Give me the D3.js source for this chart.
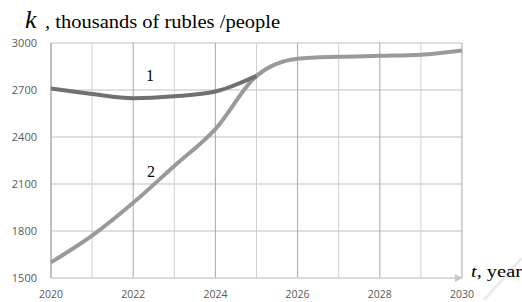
<!DOCTYPE html>
<html>
<head>
<meta charset="UTF-8">
<title>k chart</title>
<script src="https://d3js.org/d3.v7.min.js"></script>
<style>
  body { margin: 0; background: #fff; }
  .serif { font-family: "Liberation Serif", "Times New Roman", "DejaVu Serif", serif; }
</style>
</head>
<body>
<div id="chart"></div>
<script>
// data
const years = [2020, 2021, 2022, 2023, 2024, 2025, 2026, 2027, 2028, 2029, 2030];
const series1 = [2710, 2675, 2648, 2660, 2690, 2790, 2900, 2912, 2918, 2925, 2952];
const series2 = [1600, 1770, 1980, 2215, 2450, 2790, 2900, 2912, 2918, 2925, 2952];
const yTicks = [1500, 1800, 2100, 2400, 2700, 3000];
const xTicks = [2020, 2022, 2024, 2026, 2028, 2030];

const W = 522, H = 302;
const svg = d3.select('#chart').append('svg').attr('width', W).attr('height', H);

const x = d3.scaleLinear().domain([2020, 2030]).range([51, 462]);
const y = d3.scaleLinear().domain([1500, 3000]).range([278, 43]);

// grid
svg.append('g').selectAll('line').data(yTicks.slice(1)).join('line')
  .attr('x1', x(2020)).attr('x2', x(2030))
  .attr('y1', d => y(d)).attr('y2', d => y(d))
  .attr('stroke', '#d4d4d4').attr('stroke-width', 1.5);

svg.append('g').selectAll('line').data(years).join('line')
  .attr('x1', d => x(d)).attr('x2', d => x(d))
  .attr('y1', y(3000)).attr('y2', y(1500))
  .attr('stroke', d => (d % 2 === 0 ? '#a8a8a8' : '#d0d0d0'))
  .attr('stroke-width', d => (d === 2020 ? 1.5 : 1));

// x axis with arrow
svg.append('defs').append('marker')
  .attr('id', 'arr').attr('viewBox', '0 0 10 10').attr('refX', 9).attr('refY', 5)
  .attr('markerWidth', 12).attr('markerHeight', 8).attr('markerUnits', 'userSpaceOnUse')
  .attr('orient', 'auto')
  .append('path').attr('d', 'M0,0L10,5L0,10Z').attr('fill', '#c8c8c8');
svg.append('line')
  .attr('x1', x(2020)).attr('x2', x(2030)).attr('y1', y(1500)).attr('y2', y(1500))
  .attr('stroke', '#d0d0d0').attr('stroke-width', 1.5).attr('marker-end', 'url(#arr)');

// tick labels
svg.append('g').selectAll('text').data(yTicks).join('text')
  .attr('x', 37).attr('y', d => y(d) + 4)
  .attr('text-anchor', 'end')
  .attr('font-family', 'Open Sans, sans-serif').attr('font-size', 11).attr('fill', '#595959')
  .text(d => d);

svg.append('g').selectAll('text').data(xTicks).join('text')
  .attr('x', d => x(d)).attr('y', 298)
  .attr('text-anchor', 'middle')
  .attr('font-family', 'Open Sans, sans-serif').attr('font-size', 10.5).attr('fill', '#595959')
  .text(d => d);

// faint watermark stroke
svg.append('line').attr('x1', 484).attr('y1', 300).attr('x2', 522).attr('y2', 258)
  .attr('stroke', '#ececec').attr('stroke-width', 3);

// lines
const line = d3.line().x((d, i) => x(years[i])).y(d => y(d)).curve(d3.curveMonotoneX);
svg.append('path').datum(series2).attr('d', line)
  .attr('fill', 'none').attr('stroke', '#9a9a9a').attr('stroke-width', 4);
svg.append('path').datum(series1.slice(0, 6)).attr('d', line)
  .attr('fill', 'none').attr('stroke', '#707070').attr('stroke-width', 4);

// line labels
svg.append('text').attr('class', 'serif').attr('x', 150).attr('y', 81).attr('text-anchor', 'middle')
  .attr('font-size', 16).text('1');
svg.append('text').attr('class', 'serif').attr('x', 151).attr('y', 177).attr('text-anchor', 'middle')
  .attr('font-size', 16).text('2');

// titles
svg.append('text').attr('class', 'serif').attr('x', 25).attr('y', 28)
  .attr('font-style', 'italic').attr('font-size', 26).text('k');
svg.append('text').attr('class', 'serif').attr('x', 45).attr('y', 28)
  .attr('font-size', 19.5).attr('textLength', 235).attr('lengthAdjust', 'spacingAndGlyphs')
  .text(', thousands of rubles /people');

const xt = svg.append('text').attr('class', 'serif').attr('x', 471).attr('y', 277)
  .attr('font-size', 16).attr('textLength', 51).attr('lengthAdjust', 'spacingAndGlyphs');
xt.append('tspan').attr('font-style', 'italic').text('t');
xt.append('tspan').text(', year');
</script>
</body>
</html>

Description of the task » Copy out every line holding the string "chart".

Finished answer »
Give me the D3.js source for this chart.
<title>k chart</title>
<div id="chart"></div>
const svg = d3.select('#chart').append('svg').attr('width', W).attr('height', H);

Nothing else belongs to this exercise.